* _Records to use_:
┌────────
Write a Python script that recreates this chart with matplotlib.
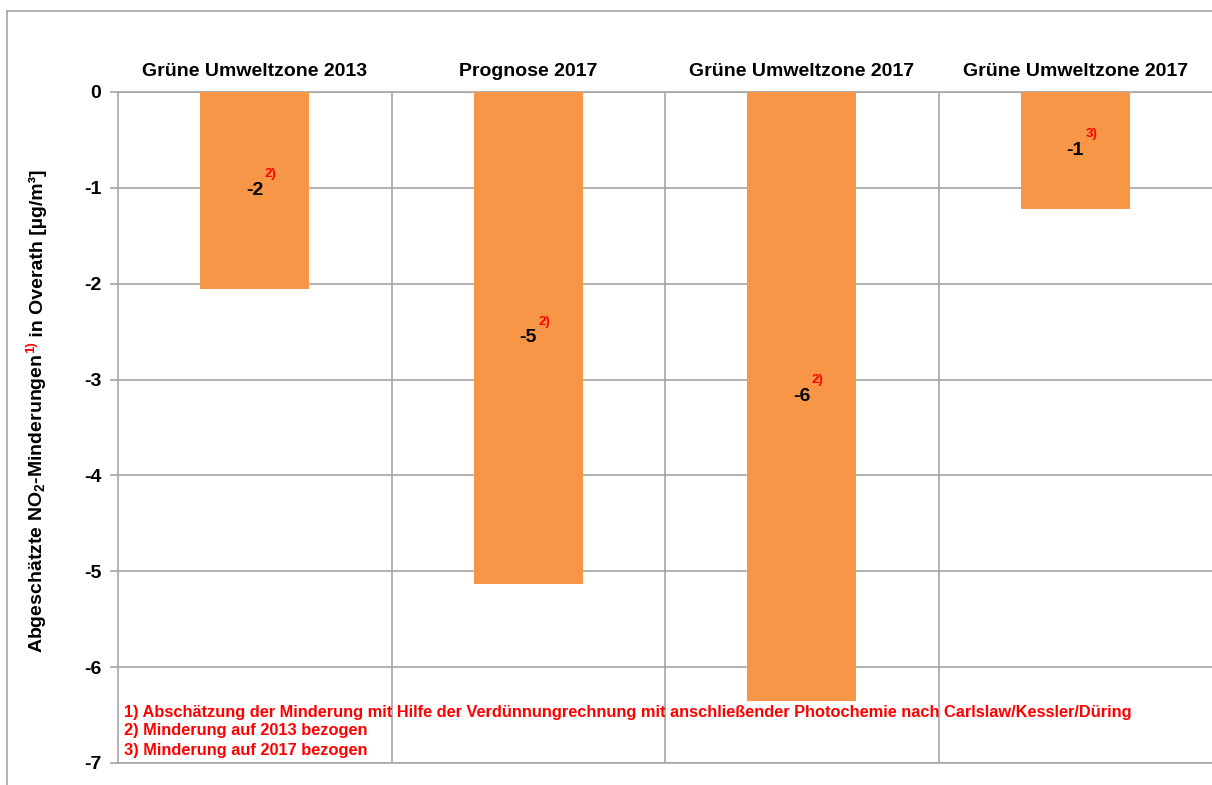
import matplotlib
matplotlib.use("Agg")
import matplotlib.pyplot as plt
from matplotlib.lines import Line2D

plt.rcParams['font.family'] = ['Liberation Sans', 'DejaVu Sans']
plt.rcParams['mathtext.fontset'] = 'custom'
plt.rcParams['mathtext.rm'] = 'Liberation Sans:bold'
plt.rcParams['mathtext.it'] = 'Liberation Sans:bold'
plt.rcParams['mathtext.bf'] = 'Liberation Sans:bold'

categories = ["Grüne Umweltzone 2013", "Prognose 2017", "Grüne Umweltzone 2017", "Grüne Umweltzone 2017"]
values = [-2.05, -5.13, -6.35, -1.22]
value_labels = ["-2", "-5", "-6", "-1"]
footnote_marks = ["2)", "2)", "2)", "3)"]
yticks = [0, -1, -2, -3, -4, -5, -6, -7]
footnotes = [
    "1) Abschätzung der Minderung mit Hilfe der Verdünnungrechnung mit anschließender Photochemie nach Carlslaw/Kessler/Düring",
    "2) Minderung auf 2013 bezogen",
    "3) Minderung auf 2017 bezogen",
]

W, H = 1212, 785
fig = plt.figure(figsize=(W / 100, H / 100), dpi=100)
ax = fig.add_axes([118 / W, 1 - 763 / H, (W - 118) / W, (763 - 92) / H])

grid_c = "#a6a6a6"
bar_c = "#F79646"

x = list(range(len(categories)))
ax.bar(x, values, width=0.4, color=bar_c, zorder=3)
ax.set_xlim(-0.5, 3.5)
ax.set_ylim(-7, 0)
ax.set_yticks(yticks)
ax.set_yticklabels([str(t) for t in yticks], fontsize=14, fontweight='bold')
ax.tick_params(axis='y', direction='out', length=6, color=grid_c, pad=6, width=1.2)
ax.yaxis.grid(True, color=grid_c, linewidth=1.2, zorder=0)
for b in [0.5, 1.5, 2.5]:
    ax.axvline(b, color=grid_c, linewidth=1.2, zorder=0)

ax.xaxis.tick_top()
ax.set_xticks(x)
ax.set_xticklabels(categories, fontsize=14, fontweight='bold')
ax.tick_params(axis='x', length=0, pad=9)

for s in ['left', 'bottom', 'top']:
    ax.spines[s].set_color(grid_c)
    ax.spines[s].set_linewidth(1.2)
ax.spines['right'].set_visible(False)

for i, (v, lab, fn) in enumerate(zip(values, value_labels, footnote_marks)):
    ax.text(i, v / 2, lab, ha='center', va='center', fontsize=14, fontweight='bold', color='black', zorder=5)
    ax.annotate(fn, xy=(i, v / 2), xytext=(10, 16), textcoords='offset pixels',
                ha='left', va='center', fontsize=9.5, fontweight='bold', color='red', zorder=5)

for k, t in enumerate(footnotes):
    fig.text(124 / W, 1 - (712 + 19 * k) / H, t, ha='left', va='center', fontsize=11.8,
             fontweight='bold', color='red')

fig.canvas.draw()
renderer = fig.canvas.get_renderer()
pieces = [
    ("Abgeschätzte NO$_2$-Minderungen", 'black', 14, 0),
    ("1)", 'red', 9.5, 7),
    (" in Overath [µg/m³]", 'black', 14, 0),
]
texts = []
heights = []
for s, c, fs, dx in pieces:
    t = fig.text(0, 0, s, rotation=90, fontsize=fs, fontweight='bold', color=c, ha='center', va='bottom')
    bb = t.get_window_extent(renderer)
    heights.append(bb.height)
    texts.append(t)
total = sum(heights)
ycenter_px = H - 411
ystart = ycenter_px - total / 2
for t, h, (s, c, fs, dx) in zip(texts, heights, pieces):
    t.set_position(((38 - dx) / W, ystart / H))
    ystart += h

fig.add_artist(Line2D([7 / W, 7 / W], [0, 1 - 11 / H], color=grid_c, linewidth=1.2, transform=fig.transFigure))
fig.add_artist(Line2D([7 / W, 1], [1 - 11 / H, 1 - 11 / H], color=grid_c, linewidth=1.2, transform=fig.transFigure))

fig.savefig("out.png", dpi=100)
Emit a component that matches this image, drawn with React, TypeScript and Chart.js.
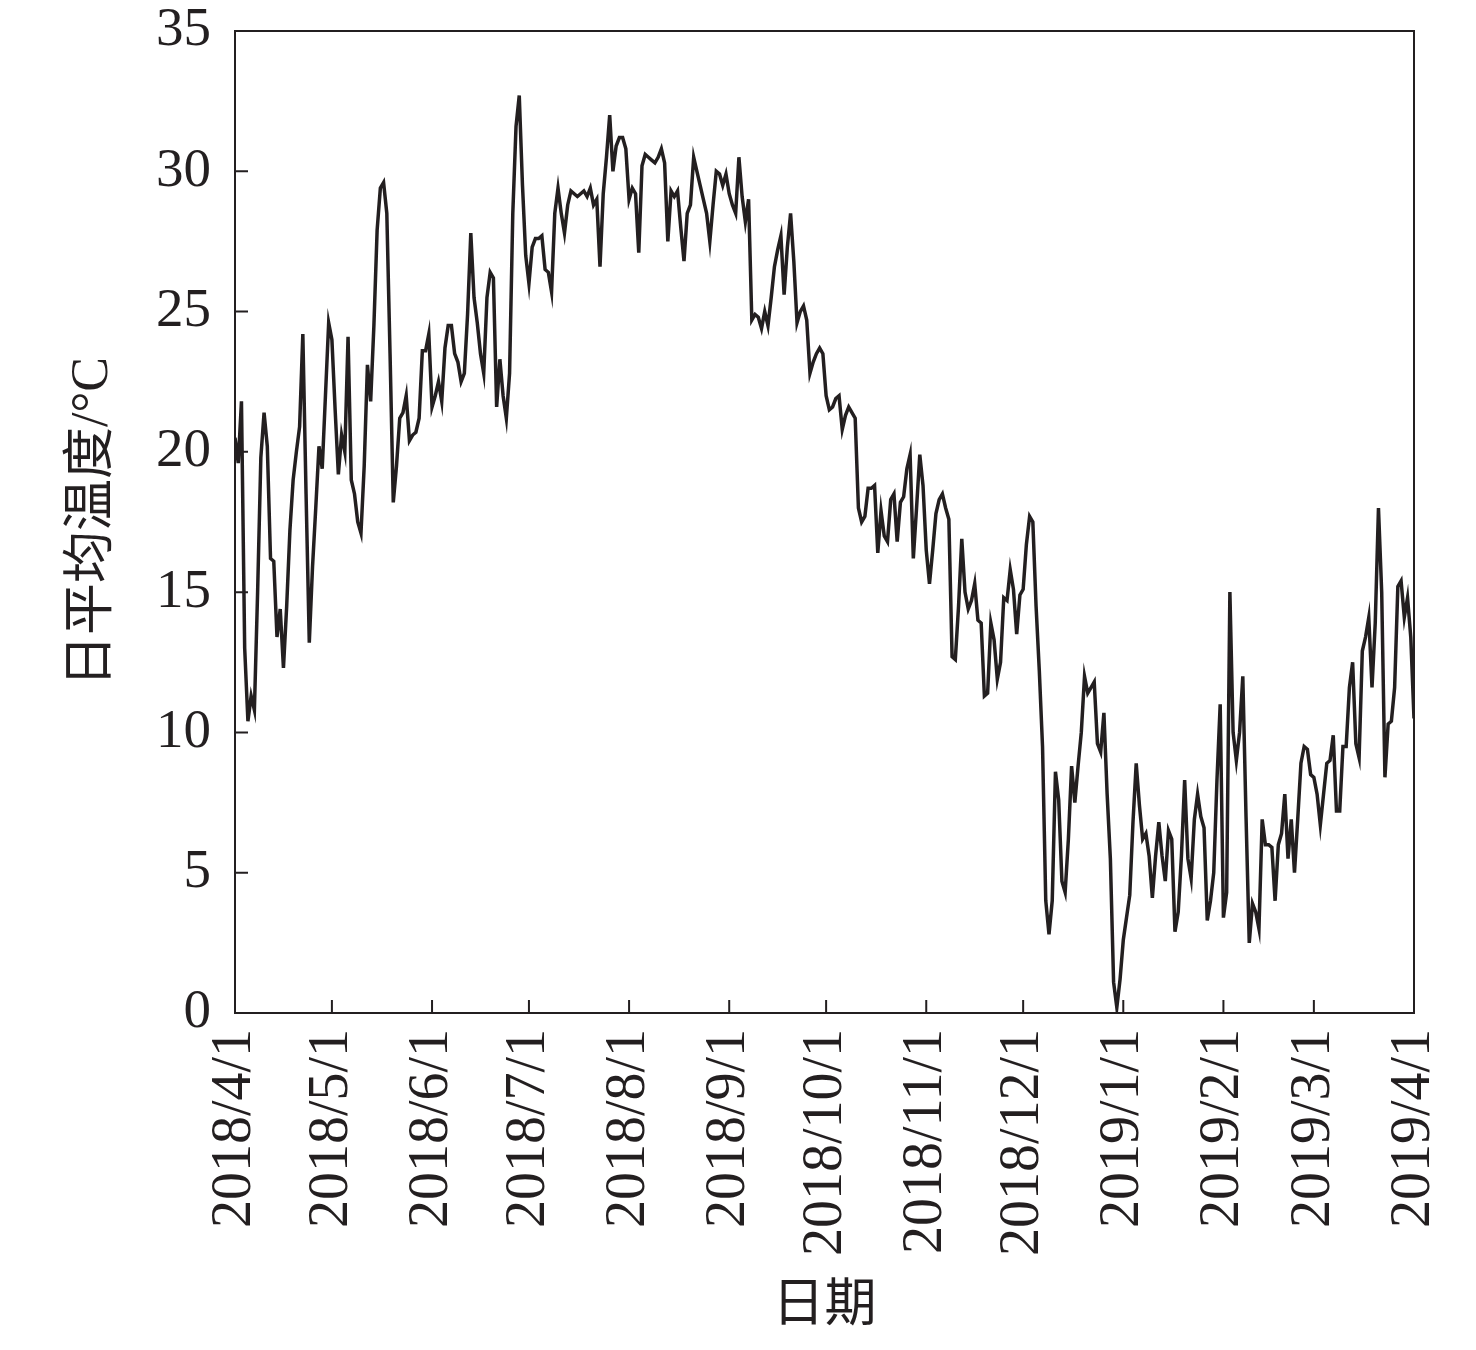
└────────
Transcribe all entries above exactly. Drop the pictures.

Write a Python script that recreates this chart with matplotlib.
import matplotlib
matplotlib.use("Agg")
import matplotlib.pyplot as plt
from matplotlib.lines import Line2D

plt.rcParams['font.family'] = ['Liberation Sans', 'DejaVu Sans']
plt.rcParams['mathtext.fontset'] = 'custom'
plt.rcParams['mathtext.rm'] = 'Liberation Sans:bold'
plt.rcParams['mathtext.it'] = 'Liberation Sans:bold'
plt.rcParams['mathtext.bf'] = 'Liberation Sans:bold'

categories = ["Grüne Umweltzone 2013", "Prognose 2017", "Grüne Umweltzone 2017", "Grüne Umweltzone 2017"]
values = [-2.05, -5.13, -6.35, -1.22]
value_labels = ["-2", "-5", "-6", "-1"]
footnote_marks = ["2)", "2)", "2)", "3)"]
yticks = [0, -1, -2, -3, -4, -5, -6, -7]
footnotes = [
    "1) Abschätzung der Minderung mit Hilfe der Verdünnungrechnung mit anschließender Photochemie nach Carlslaw/Kessler/Düring",
    "2) Minderung auf 2013 bezogen",
    "3) Minderung auf 2017 bezogen",
]

W, H = 1212, 785
fig = plt.figure(figsize=(W / 100, H / 100), dpi=100)
ax = fig.add_axes([118 / W, 1 - 763 / H, (W - 118) / W, (763 - 92) / H])

grid_c = "#a6a6a6"
bar_c = "#F79646"

x = list(range(len(categories)))
ax.bar(x, values, width=0.4, color=bar_c, zorder=3)
ax.set_xlim(-0.5, 3.5)
ax.set_ylim(-7, 0)
ax.set_yticks(yticks)
ax.set_yticklabels([str(t) for t in yticks], fontsize=14, fontweight='bold')
ax.tick_params(axis='y', direction='out', length=6, color=grid_c, pad=6, width=1.2)
ax.yaxis.grid(True, color=grid_c, linewidth=1.2, zorder=0)
for b in [0.5, 1.5, 2.5]:
    ax.axvline(b, color=grid_c, linewidth=1.2, zorder=0)

ax.xaxis.tick_top()
ax.set_xticks(x)
ax.set_xticklabels(categories, fontsize=14, fontweight='bold')
ax.tick_params(axis='x', length=0, pad=9)

for s in ['left', 'bottom', 'top']:
    ax.spines[s].set_color(grid_c)
    ax.spines[s].set_linewidth(1.2)
ax.spines['right'].set_visible(False)

for i, (v, lab, fn) in enumerate(zip(values, value_labels, footnote_marks)):
    ax.text(i, v / 2, lab, ha='center', va='center', fontsize=14, fontweight='bold', color='black', zorder=5)
    ax.annotate(fn, xy=(i, v / 2), xytext=(10, 16), textcoords='offset pixels',
                ha='left', va='center', fontsize=9.5, fontweight='bold', color='red', zorder=5)

for k, t in enumerate(footnotes):
    fig.text(124 / W, 1 - (712 + 19 * k) / H, t, ha='left', va='center', fontsize=11.8,
             fontweight='bold', color='red')

fig.canvas.draw()
renderer = fig.canvas.get_renderer()
pieces = [
    ("Abgeschätzte NO$_2$-Minderungen", 'black', 14, 0),
    ("1)", 'red', 9.5, 7),
    (" in Overath [µg/m³]", 'black', 14, 0),
]
texts = []
heights = []
for s, c, fs, dx in pieces:
    t = fig.text(0, 0, s, rotation=90, fontsize=fs, fontweight='bold', color=c, ha='center', va='bottom')
    bb = t.get_window_extent(renderer)
    heights.append(bb.height)
    texts.append(t)
total = sum(heights)
ycenter_px = H - 411
ystart = ycenter_px - total / 2
for t, h, (s, c, fs, dx) in zip(texts, heights, pieces):
    t.set_position(((38 - dx) / W, ystart / H))
    ystart += h

fig.add_artist(Line2D([7 / W, 7 / W], [0, 1 - 11 / H], color=grid_c, linewidth=1.2, transform=fig.transFigure))
fig.add_artist(Line2D([7 / W, 1], [1 - 11 / H, 1 - 11 / H], color=grid_c, linewidth=1.2, transform=fig.transFigure))

fig.savefig("out.png", dpi=100)
Emit a component that matches this image, drawn with React, TypeScript and Chart.js.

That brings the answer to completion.